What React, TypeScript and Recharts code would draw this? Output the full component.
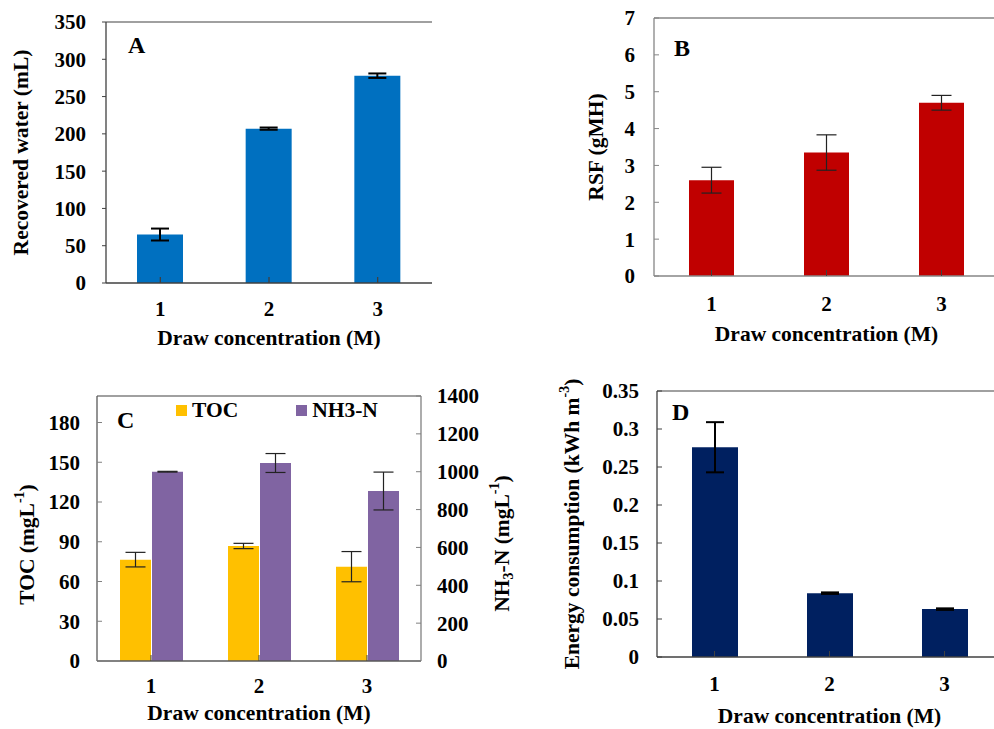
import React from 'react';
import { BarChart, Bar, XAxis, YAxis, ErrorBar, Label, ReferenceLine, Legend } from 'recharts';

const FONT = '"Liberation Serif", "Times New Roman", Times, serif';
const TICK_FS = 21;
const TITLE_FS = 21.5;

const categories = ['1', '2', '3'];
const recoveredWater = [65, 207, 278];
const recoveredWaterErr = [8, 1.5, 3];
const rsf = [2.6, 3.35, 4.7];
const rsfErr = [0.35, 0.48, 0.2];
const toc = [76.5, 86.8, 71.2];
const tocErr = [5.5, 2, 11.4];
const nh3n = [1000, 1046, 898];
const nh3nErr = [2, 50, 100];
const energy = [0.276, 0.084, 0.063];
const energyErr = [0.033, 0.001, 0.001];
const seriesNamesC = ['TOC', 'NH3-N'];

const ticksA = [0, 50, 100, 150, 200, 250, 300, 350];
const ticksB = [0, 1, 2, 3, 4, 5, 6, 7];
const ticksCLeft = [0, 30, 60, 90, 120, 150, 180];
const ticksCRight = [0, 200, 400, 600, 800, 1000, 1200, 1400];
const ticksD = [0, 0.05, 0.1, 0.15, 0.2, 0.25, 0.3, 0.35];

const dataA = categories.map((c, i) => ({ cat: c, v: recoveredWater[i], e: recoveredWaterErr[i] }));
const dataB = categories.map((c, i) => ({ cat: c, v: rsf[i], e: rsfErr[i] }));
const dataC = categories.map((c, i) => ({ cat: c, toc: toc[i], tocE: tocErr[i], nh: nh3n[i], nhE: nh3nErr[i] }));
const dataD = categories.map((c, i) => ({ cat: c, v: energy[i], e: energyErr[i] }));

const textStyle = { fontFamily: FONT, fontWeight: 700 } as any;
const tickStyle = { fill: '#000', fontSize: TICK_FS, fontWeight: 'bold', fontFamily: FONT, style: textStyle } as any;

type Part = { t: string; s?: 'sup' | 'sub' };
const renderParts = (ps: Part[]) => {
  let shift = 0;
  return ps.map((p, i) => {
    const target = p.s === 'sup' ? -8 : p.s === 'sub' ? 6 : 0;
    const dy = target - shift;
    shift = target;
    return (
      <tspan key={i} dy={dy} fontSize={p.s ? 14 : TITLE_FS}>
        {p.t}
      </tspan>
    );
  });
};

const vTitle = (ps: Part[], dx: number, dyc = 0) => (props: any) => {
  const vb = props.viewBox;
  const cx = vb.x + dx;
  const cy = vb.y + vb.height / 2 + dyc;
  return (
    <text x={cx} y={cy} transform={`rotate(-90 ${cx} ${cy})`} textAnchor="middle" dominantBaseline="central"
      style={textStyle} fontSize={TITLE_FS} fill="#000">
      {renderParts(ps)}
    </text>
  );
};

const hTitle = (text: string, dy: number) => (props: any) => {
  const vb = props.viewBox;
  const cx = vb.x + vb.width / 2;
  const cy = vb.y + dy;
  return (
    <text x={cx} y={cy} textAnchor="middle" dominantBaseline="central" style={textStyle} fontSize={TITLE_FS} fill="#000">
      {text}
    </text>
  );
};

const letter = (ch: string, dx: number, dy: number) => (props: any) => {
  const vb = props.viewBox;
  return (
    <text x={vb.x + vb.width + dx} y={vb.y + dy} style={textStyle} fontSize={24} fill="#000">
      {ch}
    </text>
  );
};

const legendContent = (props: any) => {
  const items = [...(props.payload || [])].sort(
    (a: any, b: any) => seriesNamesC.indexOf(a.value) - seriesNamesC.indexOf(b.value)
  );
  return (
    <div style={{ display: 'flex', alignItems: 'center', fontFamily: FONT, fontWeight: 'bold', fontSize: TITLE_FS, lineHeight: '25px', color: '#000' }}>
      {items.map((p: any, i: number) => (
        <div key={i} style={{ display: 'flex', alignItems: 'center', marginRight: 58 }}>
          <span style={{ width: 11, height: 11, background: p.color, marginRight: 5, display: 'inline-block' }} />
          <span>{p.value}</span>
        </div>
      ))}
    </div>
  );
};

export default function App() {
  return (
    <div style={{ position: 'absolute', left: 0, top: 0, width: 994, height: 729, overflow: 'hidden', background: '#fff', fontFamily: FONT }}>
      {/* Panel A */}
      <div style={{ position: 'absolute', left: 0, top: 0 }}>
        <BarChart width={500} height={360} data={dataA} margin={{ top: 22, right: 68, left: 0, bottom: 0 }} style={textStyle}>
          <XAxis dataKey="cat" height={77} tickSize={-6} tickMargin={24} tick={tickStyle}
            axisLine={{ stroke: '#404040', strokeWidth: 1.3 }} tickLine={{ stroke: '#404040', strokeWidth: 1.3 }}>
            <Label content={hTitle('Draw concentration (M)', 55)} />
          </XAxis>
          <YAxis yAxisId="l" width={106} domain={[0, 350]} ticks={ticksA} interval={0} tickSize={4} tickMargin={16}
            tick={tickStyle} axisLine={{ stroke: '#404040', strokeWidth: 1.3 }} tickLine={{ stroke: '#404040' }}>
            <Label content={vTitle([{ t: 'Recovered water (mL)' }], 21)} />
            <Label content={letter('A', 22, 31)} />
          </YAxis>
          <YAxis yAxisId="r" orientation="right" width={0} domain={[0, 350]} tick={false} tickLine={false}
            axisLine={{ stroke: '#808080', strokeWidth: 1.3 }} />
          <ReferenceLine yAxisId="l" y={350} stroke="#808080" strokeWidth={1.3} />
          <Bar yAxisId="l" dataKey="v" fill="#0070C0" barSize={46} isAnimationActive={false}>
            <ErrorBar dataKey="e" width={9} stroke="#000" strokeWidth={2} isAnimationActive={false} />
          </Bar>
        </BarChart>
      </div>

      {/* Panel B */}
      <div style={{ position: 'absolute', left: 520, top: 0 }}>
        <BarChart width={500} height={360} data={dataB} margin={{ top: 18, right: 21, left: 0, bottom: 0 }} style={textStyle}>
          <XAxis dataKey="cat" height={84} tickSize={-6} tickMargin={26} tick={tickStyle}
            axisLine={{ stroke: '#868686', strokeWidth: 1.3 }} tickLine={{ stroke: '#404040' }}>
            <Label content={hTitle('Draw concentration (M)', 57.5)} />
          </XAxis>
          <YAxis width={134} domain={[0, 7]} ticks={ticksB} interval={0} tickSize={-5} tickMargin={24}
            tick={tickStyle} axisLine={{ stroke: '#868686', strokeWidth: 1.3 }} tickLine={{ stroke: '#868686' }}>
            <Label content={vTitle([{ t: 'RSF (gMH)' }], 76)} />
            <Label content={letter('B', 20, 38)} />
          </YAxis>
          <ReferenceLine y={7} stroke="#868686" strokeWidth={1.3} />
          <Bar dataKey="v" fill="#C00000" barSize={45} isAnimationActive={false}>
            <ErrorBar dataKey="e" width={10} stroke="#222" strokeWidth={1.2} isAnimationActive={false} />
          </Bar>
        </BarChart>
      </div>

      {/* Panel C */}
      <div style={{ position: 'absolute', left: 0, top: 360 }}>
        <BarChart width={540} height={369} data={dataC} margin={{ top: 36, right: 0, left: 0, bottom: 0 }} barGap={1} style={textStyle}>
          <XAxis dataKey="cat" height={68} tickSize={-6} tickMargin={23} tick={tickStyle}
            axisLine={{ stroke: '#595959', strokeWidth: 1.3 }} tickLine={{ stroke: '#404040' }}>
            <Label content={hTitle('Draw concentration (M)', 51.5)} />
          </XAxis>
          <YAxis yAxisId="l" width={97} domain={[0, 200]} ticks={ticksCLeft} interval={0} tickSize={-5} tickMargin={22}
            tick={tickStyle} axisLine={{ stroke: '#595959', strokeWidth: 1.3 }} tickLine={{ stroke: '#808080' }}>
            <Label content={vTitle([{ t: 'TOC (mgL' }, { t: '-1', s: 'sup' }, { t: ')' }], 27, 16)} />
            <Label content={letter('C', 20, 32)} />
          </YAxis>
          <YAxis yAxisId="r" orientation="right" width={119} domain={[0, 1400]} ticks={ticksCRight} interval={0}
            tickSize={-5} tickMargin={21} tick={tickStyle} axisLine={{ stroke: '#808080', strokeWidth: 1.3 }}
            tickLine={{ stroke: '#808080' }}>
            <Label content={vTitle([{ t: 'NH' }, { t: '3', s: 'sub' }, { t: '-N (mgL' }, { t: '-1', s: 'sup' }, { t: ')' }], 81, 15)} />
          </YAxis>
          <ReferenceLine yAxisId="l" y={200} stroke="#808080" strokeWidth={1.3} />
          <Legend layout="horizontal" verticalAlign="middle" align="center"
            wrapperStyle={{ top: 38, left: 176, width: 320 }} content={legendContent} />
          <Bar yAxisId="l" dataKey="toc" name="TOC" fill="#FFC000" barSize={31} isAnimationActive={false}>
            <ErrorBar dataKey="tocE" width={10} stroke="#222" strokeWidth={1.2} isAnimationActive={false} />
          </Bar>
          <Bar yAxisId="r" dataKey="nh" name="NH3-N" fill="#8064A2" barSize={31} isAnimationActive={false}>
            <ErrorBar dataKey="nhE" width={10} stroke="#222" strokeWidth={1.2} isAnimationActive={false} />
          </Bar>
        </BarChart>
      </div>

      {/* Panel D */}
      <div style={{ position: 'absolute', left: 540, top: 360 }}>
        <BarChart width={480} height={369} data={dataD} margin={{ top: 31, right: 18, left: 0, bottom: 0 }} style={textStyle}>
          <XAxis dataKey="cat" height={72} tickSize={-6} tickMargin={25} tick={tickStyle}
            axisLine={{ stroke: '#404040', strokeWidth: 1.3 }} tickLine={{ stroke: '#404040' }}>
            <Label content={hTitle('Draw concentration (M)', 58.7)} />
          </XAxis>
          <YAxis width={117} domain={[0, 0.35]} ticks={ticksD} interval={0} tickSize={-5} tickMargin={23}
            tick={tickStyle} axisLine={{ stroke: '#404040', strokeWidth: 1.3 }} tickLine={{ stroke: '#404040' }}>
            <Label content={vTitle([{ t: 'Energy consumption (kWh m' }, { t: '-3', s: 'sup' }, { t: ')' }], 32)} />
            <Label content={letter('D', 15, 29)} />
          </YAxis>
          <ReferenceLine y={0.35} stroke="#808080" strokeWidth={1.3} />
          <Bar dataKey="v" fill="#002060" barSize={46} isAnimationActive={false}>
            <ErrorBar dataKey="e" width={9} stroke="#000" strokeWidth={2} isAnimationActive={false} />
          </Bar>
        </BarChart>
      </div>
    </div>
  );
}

++++++

[WORK REQUIRED] Omitting all pictures, restate exactly the lines of the material from its start through the line that contains "const TITLE_FS = 21.5;".

[REPLY TO THE EXERCISE]
What React, TypeScript and Recharts code would draw this? Output the full component.
import React from 'react';
import { BarChart, Bar, XAxis, YAxis, ErrorBar, Label, ReferenceLine, Legend } from 'recharts';

const FONT = '"Liberation Serif", "Times New Roman", Times, serif';
const TICK_FS = 21;
const TITLE_FS = 21.5;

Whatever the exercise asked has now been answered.